Available data:
++++++
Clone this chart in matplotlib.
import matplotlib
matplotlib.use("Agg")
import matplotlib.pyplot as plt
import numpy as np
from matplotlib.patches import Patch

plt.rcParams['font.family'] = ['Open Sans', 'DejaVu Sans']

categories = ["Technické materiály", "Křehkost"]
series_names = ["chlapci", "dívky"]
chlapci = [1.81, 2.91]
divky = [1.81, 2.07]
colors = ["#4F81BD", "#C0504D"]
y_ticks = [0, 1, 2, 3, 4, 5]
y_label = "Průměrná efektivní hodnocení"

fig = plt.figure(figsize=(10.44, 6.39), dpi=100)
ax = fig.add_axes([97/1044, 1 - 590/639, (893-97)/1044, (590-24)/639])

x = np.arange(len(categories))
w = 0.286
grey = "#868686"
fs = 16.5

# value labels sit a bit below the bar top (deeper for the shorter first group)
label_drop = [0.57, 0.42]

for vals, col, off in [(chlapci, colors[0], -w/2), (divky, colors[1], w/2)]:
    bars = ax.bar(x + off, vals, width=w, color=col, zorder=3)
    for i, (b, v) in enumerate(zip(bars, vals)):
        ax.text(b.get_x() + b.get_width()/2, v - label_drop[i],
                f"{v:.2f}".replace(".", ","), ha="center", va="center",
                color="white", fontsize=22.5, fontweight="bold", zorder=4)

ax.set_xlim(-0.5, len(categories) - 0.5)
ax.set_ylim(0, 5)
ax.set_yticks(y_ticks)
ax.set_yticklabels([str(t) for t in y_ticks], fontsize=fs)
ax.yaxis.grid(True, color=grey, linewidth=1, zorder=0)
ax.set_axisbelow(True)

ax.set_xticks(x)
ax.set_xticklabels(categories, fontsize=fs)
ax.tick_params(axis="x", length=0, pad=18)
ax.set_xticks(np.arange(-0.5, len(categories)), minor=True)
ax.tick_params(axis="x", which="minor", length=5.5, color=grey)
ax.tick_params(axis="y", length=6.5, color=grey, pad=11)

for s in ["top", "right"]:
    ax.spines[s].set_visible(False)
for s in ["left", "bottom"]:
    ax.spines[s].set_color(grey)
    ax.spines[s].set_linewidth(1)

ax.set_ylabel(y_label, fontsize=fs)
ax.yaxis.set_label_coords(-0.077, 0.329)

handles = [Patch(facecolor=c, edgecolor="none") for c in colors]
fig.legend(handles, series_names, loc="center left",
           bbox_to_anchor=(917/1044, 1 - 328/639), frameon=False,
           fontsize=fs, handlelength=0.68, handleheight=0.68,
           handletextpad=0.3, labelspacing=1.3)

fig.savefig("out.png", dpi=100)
++++++
Exercise:
Return all of the data precisely as it appears.

Exercise output:
Clone this chart in matplotlib.
import matplotlib
matplotlib.use("Agg")
import matplotlib.pyplot as plt
import numpy as np
from matplotlib.patches import Patch

plt.rcParams['font.family'] = ['Open Sans', 'DejaVu Sans']

categories = ["Technické materiály", "Křehkost"]
series_names = ["chlapci", "dívky"]
chlapci = [1.81, 2.91]
divky = [1.81, 2.07]
colors = ["#4F81BD", "#C0504D"]
y_ticks = [0, 1, 2, 3, 4, 5]
y_label = "Průměrná efektivní hodnocení"

fig = plt.figure(figsize=(10.44, 6.39), dpi=100)
ax = fig.add_axes([97/1044, 1 - 590/639, (893-97)/1044, (590-24)/639])

x = np.arange(len(categories))
w = 0.286
grey = "#868686"
fs = 16.5

# value labels sit a bit below the bar top (deeper for the shorter first group)
label_drop = [0.57, 0.42]

for vals, col, off in [(chlapci, colors[0], -w/2), (divky, colors[1], w/2)]:
    bars = ax.bar(x + off, vals, width=w, color=col, zorder=3)
    for i, (b, v) in enumerate(zip(bars, vals)):
        ax.text(b.get_x() + b.get_width()/2, v - label_drop[i],
                f"{v:.2f}".replace(".", ","), ha="center", va="center",
                color="white", fontsize=22.5, fontweight="bold", zorder=4)

ax.set_xlim(-0.5, len(categories) - 0.5)
ax.set_ylim(0, 5)
ax.set_yticks(y_ticks)
ax.set_yticklabels([str(t) for t in y_ticks], fontsize=fs)
ax.yaxis.grid(True, color=grey, linewidth=1, zorder=0)
ax.set_axisbelow(True)

ax.set_xticks(x)
ax.set_xticklabels(categories, fontsize=fs)
ax.tick_params(axis="x", length=0, pad=18)
ax.set_xticks(np.arange(-0.5, len(categories)), minor=True)
ax.tick_params(axis="x", which="minor", length=5.5, color=grey)
ax.tick_params(axis="y", length=6.5, color=grey, pad=11)

for s in ["top", "right"]:
    ax.spines[s].set_visible(False)
for s in ["left", "bottom"]:
    ax.spines[s].set_color(grey)
    ax.spines[s].set_linewidth(1)

ax.set_ylabel(y_label, fontsize=fs)
ax.yaxis.set_label_coords(-0.077, 0.329)

handles = [Patch(facecolor=c, edgecolor="none") for c in colors]
fig.legend(handles, series_names, loc="center left",
           bbox_to_anchor=(917/1044, 1 - 328/639), frameon=False,
           fontsize=fs, handlelength=0.68, handleheight=0.68,
           handletextpad=0.3, labelspacing=1.3)

fig.savefig("out.png", dpi=100)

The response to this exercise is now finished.